• **To be done**
In the lines below, output everything from the first line through the line containing "Y_RANGE = [0.8, 80]" exactly as it is. Pictures are not part of the output.
____ Given data
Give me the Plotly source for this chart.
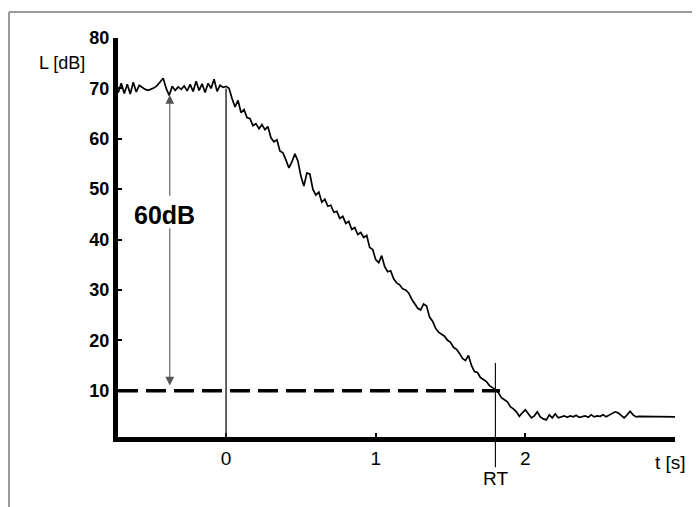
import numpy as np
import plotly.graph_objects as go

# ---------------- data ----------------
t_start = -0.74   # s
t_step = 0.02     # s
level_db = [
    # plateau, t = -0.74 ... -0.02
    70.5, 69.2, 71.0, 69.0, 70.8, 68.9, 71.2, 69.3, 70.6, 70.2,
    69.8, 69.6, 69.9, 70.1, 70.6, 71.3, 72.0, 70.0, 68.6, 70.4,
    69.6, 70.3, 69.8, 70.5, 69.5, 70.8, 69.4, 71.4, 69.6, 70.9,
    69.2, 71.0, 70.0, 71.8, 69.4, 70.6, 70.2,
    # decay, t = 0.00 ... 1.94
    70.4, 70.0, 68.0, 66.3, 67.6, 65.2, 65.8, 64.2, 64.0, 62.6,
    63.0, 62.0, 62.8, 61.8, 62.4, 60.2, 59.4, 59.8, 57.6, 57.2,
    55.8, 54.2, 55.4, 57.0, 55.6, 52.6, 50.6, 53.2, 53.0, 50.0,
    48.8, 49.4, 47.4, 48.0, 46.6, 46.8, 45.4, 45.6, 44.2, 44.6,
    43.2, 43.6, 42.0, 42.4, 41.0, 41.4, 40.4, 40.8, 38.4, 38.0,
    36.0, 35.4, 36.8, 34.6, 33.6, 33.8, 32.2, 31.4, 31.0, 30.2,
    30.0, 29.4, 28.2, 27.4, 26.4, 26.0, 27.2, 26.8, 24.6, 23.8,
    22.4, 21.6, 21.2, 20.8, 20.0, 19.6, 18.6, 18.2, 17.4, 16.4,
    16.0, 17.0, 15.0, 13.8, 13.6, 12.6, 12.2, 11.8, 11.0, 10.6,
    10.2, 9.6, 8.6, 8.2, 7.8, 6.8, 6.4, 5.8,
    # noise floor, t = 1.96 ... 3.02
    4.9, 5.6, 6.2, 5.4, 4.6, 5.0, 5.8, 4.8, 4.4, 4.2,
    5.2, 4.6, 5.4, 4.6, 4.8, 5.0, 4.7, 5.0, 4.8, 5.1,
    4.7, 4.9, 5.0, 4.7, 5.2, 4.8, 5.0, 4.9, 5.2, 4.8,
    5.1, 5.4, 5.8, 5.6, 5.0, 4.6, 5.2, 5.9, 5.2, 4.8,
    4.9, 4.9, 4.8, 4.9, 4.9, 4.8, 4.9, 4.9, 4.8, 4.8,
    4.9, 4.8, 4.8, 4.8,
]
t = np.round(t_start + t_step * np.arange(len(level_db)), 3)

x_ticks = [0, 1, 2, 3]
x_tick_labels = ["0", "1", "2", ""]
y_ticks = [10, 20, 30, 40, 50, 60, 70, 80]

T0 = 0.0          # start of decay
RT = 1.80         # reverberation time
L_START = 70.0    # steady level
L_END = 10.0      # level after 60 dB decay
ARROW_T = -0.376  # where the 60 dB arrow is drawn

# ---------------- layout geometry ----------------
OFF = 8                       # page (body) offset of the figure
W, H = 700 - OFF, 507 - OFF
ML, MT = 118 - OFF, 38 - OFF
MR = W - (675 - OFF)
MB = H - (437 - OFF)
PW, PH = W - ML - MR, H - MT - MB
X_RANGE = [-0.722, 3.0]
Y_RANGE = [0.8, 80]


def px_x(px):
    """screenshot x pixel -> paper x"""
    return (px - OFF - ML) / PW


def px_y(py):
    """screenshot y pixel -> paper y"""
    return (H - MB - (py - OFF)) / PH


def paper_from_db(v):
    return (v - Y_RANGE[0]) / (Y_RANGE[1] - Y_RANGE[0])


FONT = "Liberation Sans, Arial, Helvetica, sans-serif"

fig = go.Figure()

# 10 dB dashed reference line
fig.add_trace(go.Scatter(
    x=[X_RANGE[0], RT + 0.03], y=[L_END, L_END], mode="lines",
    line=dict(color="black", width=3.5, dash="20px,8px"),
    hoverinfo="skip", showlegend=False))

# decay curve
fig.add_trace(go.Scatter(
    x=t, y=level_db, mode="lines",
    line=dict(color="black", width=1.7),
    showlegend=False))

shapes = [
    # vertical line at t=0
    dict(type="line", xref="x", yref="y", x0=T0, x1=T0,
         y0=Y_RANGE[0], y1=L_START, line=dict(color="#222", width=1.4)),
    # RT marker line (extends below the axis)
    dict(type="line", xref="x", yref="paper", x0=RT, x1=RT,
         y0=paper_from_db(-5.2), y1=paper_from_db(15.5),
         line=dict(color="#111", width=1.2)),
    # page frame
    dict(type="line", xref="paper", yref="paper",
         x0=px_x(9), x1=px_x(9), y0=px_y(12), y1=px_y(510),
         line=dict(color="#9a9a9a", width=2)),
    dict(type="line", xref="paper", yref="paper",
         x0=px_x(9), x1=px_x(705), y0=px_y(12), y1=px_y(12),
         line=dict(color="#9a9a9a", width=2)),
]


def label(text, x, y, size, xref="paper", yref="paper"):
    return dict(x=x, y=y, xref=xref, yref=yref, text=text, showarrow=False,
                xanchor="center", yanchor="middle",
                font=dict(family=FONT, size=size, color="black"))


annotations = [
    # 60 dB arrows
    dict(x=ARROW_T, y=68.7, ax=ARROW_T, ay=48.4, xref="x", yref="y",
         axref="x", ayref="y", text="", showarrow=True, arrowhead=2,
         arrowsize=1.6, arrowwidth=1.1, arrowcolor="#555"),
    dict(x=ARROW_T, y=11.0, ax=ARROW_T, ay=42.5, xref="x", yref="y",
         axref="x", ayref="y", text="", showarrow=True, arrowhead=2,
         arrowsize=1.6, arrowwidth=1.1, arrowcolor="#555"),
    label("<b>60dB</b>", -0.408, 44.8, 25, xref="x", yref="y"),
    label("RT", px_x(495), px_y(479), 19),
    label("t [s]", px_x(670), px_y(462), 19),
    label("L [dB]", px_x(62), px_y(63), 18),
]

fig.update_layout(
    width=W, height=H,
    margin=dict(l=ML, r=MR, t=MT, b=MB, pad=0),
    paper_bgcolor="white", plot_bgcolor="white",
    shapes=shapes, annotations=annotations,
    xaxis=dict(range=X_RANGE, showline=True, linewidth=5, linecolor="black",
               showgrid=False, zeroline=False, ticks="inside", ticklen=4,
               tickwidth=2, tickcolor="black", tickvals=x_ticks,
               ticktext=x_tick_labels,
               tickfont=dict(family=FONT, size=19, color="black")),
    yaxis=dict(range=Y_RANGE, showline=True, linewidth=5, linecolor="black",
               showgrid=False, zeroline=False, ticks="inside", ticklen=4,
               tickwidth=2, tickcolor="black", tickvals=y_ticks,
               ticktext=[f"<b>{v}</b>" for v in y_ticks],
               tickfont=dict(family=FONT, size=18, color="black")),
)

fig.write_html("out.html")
________
• **Solution below**
Give me the Plotly source for this chart.
import numpy as np
import plotly.graph_objects as go

# ---------------- data ----------------
t_start = -0.74   # s
t_step = 0.02     # s
level_db = [
    # plateau, t = -0.74 ... -0.02
    70.5, 69.2, 71.0, 69.0, 70.8, 68.9, 71.2, 69.3, 70.6, 70.2,
    69.8, 69.6, 69.9, 70.1, 70.6, 71.3, 72.0, 70.0, 68.6, 70.4,
    69.6, 70.3, 69.8, 70.5, 69.5, 70.8, 69.4, 71.4, 69.6, 70.9,
    69.2, 71.0, 70.0, 71.8, 69.4, 70.6, 70.2,
    # decay, t = 0.00 ... 1.94
    70.4, 70.0, 68.0, 66.3, 67.6, 65.2, 65.8, 64.2, 64.0, 62.6,
    63.0, 62.0, 62.8, 61.8, 62.4, 60.2, 59.4, 59.8, 57.6, 57.2,
    55.8, 54.2, 55.4, 57.0, 55.6, 52.6, 50.6, 53.2, 53.0, 50.0,
    48.8, 49.4, 47.4, 48.0, 46.6, 46.8, 45.4, 45.6, 44.2, 44.6,
    43.2, 43.6, 42.0, 42.4, 41.0, 41.4, 40.4, 40.8, 38.4, 38.0,
    36.0, 35.4, 36.8, 34.6, 33.6, 33.8, 32.2, 31.4, 31.0, 30.2,
    30.0, 29.4, 28.2, 27.4, 26.4, 26.0, 27.2, 26.8, 24.6, 23.8,
    22.4, 21.6, 21.2, 20.8, 20.0, 19.6, 18.6, 18.2, 17.4, 16.4,
    16.0, 17.0, 15.0, 13.8, 13.6, 12.6, 12.2, 11.8, 11.0, 10.6,
    10.2, 9.6, 8.6, 8.2, 7.8, 6.8, 6.4, 5.8,
    # noise floor, t = 1.96 ... 3.02
    4.9, 5.6, 6.2, 5.4, 4.6, 5.0, 5.8, 4.8, 4.4, 4.2,
    5.2, 4.6, 5.4, 4.6, 4.8, 5.0, 4.7, 5.0, 4.8, 5.1,
    4.7, 4.9, 5.0, 4.7, 5.2, 4.8, 5.0, 4.9, 5.2, 4.8,
    5.1, 5.4, 5.8, 5.6, 5.0, 4.6, 5.2, 5.9, 5.2, 4.8,
    4.9, 4.9, 4.8, 4.9, 4.9, 4.8, 4.9, 4.9, 4.8, 4.8,
    4.9, 4.8, 4.8, 4.8,
]
t = np.round(t_start + t_step * np.arange(len(level_db)), 3)

x_ticks = [0, 1, 2, 3]
x_tick_labels = ["0", "1", "2", ""]
y_ticks = [10, 20, 30, 40, 50, 60, 70, 80]

T0 = 0.0          # start of decay
RT = 1.80         # reverberation time
L_START = 70.0    # steady level
L_END = 10.0      # level after 60 dB decay
ARROW_T = -0.376  # where the 60 dB arrow is drawn

# ---------------- layout geometry ----------------
OFF = 8                       # page (body) offset of the figure
W, H = 700 - OFF, 507 - OFF
ML, MT = 118 - OFF, 38 - OFF
MR = W - (675 - OFF)
MB = H - (437 - OFF)
PW, PH = W - ML - MR, H - MT - MB
X_RANGE = [-0.722, 3.0]
Y_RANGE = [0.8, 80]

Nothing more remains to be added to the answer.